Wernick appeared before the House of Commons Justice Committee on February 21, 2019, where he disputed the allegations of undue pressure on Wilson-Raybould and stated that The Globe and Mail article contained errors and unfounded speculation. Wilson-Raybould testified on February 27 that Wernick was among those who had placed undue pressure on her and that Wernick had made "veiled threats" to her. This led to calls by opposition parties for Wernick's resignation. Wernick appeared at the Justice Committee for a second time on March 6 where he stated in his testimony that he had made no threats and had raised public interest considerations. Wernick announced his retirement in a letter to the prime minister on March 18. A secretly recorded telephone call between Wernick and Wilson-Raybould was released on March 29 wherein Wernick told Wilson-Raybould that Prime Minister Trudeau wanted a deferred prosecution agreement for SNC-Lavalin "one way or another". Wernick retired on April 19, 2019 and was succeeded by Ian Shugart.

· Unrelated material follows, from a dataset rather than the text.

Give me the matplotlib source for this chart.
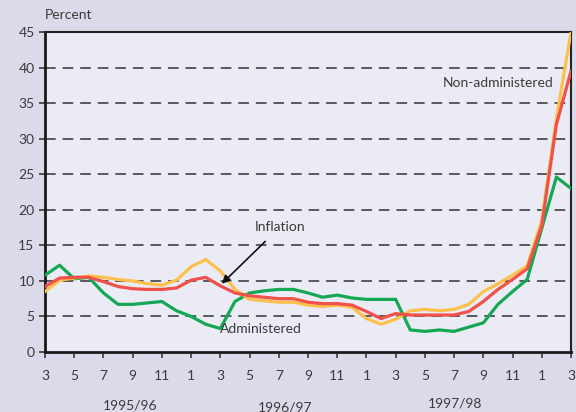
import matplotlib
matplotlib.use('Agg')
import matplotlib.pyplot as plt
import numpy as np

# monthly index, March 1995 to March 1998
months = np.arange(37)
tick_labels = ['3', '5', '7', '9', '11', '1'] * 3 + ['3']
year_labels = ['1995/96', '1996/97', '1997/98']

administered = [10.8, 12.2, 10.3, 10.5, 8.3, 6.7, 6.7, 6.9, 7.1, 5.8, 5.0, 3.9, 3.3,
                7.1, 8.3, 8.6, 8.8, 8.8, 8.3, 7.7, 8.0, 7.6, 7.4, 7.4, 7.4,
                3.1, 2.9, 3.1, 2.9, 3.5, 4.1, 6.7, 8.5, 10.2, 17.4, 24.6, 23.0]
non_administered = [8.5, 10.1, 10.4, 10.7, 10.5, 10.2, 10.0, 9.6, 9.4, 10.1, 12.0, 13.0, 11.4,
                    8.8, 7.4, 7.2, 7.0, 7.0, 6.6, 6.4, 6.6, 6.3, 4.7, 3.9, 4.6,
                    5.8, 6.0, 5.8, 6.0, 6.7, 8.5, 9.6, 10.8, 12.1, 18.5, 32.8, 45.0]
inflation = [9.2, 10.4, 10.5, 10.5, 9.9, 9.2, 8.9, 8.8, 8.8, 9.0, 10.1, 10.5, 9.3,
             8.3, 7.9, 7.7, 7.5, 7.5, 7.0, 6.8, 6.8, 6.6, 5.7, 4.7, 5.4,
             5.2, 5.2, 5.2, 5.2, 5.7, 7.1, 8.8, 10.2, 11.7, 17.8, 32.0, 39.5]

plt.rcParams['font.family'] = ['Lato', 'DejaVu Sans']
txt = '#3a3a3a'

fig = plt.figure(figsize=(5.76, 4.12), dpi=100, facecolor='#dadaea')
ax = fig.add_axes([45 / 576, 60 / 412, 526 / 576, 320 / 412])
ax.set_facecolor('#ebebf5')

for y in range(5, 45, 5):
    ax.axhline(y, color='#333333', lw=1.1, dashes=(7, 4.5), zorder=1)

ax.plot(months, administered, color='#14a854', lw=2.3, zorder=3)
ax.plot(months, non_administered, color='#fdc04a', lw=2.3, zorder=3)
ax.plot(months, inflation, color='#f0524a', lw=2.3, zorder=4)

ax.set_xlim(0, 36)
ax.set_ylim(0, 45)
ax.set_yticks(range(0, 50, 5))
ax.set_xticks(months[::2])
ax.set_xticklabels(tick_labels)
ax.tick_params(axis='both', colors=txt, labelsize=10, length=4, width=1.2,
               direction='out')
ax.tick_params(axis='x', pad=9)
for lab in ax.get_xticklabels() + ax.get_yticklabels():
    lab.set_color(txt)
for side in ['left', 'bottom']:
    ax.spines[side].set_linewidth(2)
    ax.spines[side].set_color('#1a1a1a')
for side in ['top', 'right']:
    ax.spines[side].set_linewidth(1.5)
    ax.spines[side].set_color('#222222')

fig.text(45 / 576, 1 - 15 / 412, 'Percent', color=txt, fontsize=10, ha='left', va='center')
for lab, xpix, ypix in zip(year_labels, [130, 285, 455], [405, 407, 403]):
    fig.text(xpix / 576, 1 - ypix / 412, lab, color=txt, fontsize=10, ha='center', va='center')

ax.text(27.2, 37.8, 'Non-administered', color=txt, fontsize=10, ha='left', va='center')
ax.text(12.0, 3.2, 'Administered', color=txt, fontsize=10, ha='left', va='center')
ax.annotate('Inflation', xy=(12.1, 9.6), xytext=(16.1, 17.6), color=txt, fontsize=10,
            ha='center', va='center',
            arrowprops=dict(arrowstyle='-|>', color='#111111', lw=1.2,
                            shrinkA=6, shrinkB=0, mutation_scale=12))

fig.savefig('out.png', dpi=100, facecolor=fig.get_facecolor())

On March 10, 2020, Ethics Commissioner Mario Dion, released his report on an allegation of conflict of interest against Wernick that had been referred to his office by the Public Sector integrity Commissioner. In the report Dion concluded "I do not have any reason to believe Mr. Wernick may have contravened section of the Act on the basis of the alleged facts. I will, therefore, not initiate an examination under section 45 of the Act and consider the matter closed."

== Post-retirement ==

=== Governing Canada ===
In October 2021, Wernick published a book titled Governing Canada; A Guide to the Tradecraft of Politics. Wernick described it as a "how to" rather than a tell-all style book, describing his audience as prospective politicians, public servants and academics.

=== Academic roles ===
From August 2020 to June 2022, Wernick was a fellow and adjunct professor at Carleton University's School of Public Policy and Administration. In May 2022, the University of Ottawa announced that he would take up an appointment as the Jarislowsky Chair in Public Sector Management on July 1, 2022. Wernick has contributed articles on a range of topics to Policy Options, Canadian Government Executive, Global Government Forum and was interviewed for podcasts and articles by the Globe and Mail, Hill Times, OMNItv, CTV, CBC TV and Radio, TVO, CFRA radio, RadioCanada and Journal de Montreal.